--- begin PROVIDED DATA ---
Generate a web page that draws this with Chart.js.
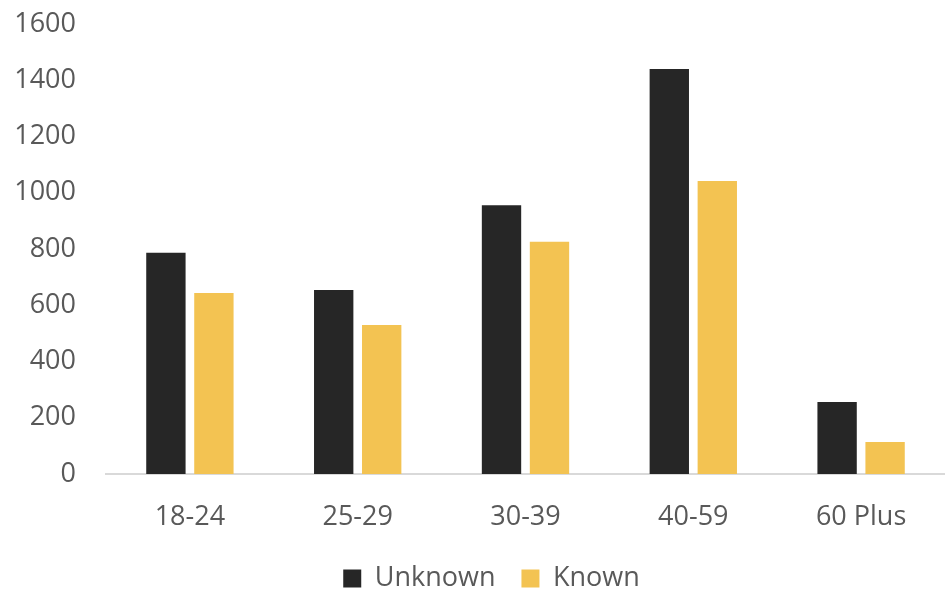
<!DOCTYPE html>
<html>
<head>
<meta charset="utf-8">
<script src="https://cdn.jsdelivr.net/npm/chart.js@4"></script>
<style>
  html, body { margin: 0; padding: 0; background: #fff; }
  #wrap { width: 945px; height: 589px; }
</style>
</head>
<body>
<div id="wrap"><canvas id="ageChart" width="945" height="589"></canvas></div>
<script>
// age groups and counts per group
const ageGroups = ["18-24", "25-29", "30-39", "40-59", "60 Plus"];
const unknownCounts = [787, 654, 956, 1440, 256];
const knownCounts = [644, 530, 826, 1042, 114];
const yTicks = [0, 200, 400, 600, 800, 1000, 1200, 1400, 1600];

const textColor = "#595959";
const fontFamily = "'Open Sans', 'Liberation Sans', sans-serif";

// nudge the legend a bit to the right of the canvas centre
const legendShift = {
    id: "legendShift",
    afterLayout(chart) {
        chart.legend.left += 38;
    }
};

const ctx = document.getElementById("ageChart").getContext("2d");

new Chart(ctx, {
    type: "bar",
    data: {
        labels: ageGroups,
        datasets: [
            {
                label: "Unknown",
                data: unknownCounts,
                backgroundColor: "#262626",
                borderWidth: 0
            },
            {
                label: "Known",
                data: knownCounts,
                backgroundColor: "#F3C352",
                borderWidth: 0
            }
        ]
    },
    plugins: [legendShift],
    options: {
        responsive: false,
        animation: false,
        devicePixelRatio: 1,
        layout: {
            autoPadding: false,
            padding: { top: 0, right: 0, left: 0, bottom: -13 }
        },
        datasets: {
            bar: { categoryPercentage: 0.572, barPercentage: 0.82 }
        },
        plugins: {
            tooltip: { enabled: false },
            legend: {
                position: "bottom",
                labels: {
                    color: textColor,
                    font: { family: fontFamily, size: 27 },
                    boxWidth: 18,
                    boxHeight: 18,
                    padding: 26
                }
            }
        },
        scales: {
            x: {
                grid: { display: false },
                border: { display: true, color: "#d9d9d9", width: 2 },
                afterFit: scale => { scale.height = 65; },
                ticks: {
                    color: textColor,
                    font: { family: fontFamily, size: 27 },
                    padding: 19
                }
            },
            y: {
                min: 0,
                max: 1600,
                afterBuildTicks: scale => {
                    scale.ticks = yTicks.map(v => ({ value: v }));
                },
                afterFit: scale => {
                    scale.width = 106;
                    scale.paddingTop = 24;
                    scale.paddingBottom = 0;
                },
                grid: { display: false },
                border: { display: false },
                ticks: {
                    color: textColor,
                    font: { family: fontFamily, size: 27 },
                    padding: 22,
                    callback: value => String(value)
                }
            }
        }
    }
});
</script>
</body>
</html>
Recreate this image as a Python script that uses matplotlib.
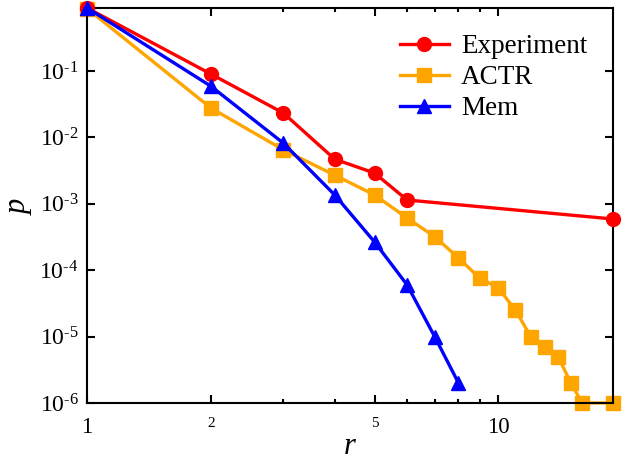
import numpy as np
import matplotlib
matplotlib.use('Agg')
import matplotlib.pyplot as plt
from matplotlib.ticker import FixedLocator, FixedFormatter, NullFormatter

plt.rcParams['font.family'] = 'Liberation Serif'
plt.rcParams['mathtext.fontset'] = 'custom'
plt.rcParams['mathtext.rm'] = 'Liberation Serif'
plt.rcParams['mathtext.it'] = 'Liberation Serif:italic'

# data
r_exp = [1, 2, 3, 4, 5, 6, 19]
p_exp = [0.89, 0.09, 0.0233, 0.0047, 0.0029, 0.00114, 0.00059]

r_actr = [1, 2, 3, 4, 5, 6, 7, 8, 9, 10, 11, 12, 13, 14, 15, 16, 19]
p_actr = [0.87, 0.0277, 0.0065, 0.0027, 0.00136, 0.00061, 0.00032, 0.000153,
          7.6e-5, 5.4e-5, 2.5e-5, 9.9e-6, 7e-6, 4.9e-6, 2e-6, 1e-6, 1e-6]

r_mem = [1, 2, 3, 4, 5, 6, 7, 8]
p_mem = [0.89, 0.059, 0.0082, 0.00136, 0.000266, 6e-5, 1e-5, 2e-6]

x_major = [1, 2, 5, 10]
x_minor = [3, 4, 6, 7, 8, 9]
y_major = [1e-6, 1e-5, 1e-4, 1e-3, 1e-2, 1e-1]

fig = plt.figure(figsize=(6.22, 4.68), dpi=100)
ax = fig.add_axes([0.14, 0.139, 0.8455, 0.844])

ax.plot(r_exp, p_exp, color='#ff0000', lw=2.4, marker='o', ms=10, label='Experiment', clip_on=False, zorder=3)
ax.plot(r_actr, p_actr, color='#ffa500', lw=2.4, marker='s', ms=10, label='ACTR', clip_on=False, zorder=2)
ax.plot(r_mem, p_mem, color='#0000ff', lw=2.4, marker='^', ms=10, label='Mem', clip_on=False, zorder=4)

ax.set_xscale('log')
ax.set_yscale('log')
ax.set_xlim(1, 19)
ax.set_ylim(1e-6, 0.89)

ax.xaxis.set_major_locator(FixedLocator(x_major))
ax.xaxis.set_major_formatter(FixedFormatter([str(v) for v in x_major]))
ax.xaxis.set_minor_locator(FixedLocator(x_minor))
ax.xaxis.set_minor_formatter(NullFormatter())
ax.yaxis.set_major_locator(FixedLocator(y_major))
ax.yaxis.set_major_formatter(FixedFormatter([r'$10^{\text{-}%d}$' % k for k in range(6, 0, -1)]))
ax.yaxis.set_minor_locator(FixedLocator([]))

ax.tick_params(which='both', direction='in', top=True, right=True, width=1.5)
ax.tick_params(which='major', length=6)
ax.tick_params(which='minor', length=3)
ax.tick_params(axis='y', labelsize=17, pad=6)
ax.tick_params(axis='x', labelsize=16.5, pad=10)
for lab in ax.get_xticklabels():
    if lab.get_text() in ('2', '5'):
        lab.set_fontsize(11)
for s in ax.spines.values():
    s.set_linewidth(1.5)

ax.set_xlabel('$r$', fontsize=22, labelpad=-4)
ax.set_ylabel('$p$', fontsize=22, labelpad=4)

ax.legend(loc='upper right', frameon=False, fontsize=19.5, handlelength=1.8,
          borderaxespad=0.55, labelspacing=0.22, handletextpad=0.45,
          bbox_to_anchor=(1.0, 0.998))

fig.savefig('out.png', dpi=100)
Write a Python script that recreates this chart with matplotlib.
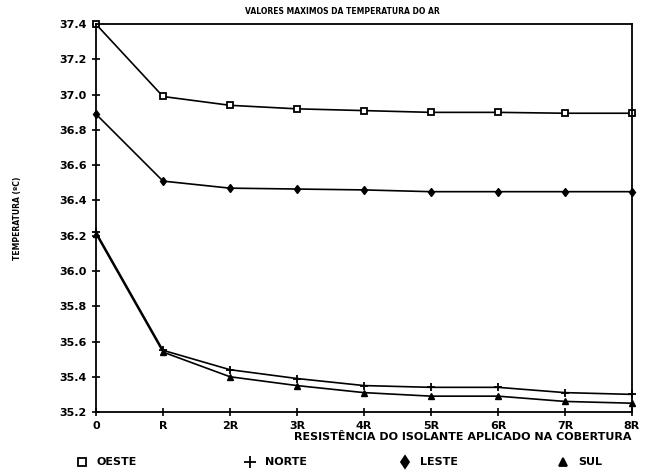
--- end PROVIDED DATA ---
▶ [SET TASK]: In the entries above, find the line that contains "Recreate this image" and the line that contains "from matplotlib.ticker import". Reproduce exactly those two lines and every line between them, but not the pictures.

▶ [WRITTEN ANSWER]:
Recreate this image as a Python script that uses matplotlib.
import numpy as np
import matplotlib
matplotlib.use('Agg')
import matplotlib.pyplot as plt
from matplotlib.ticker import FixedLocator, FixedFormatter, NullFormatter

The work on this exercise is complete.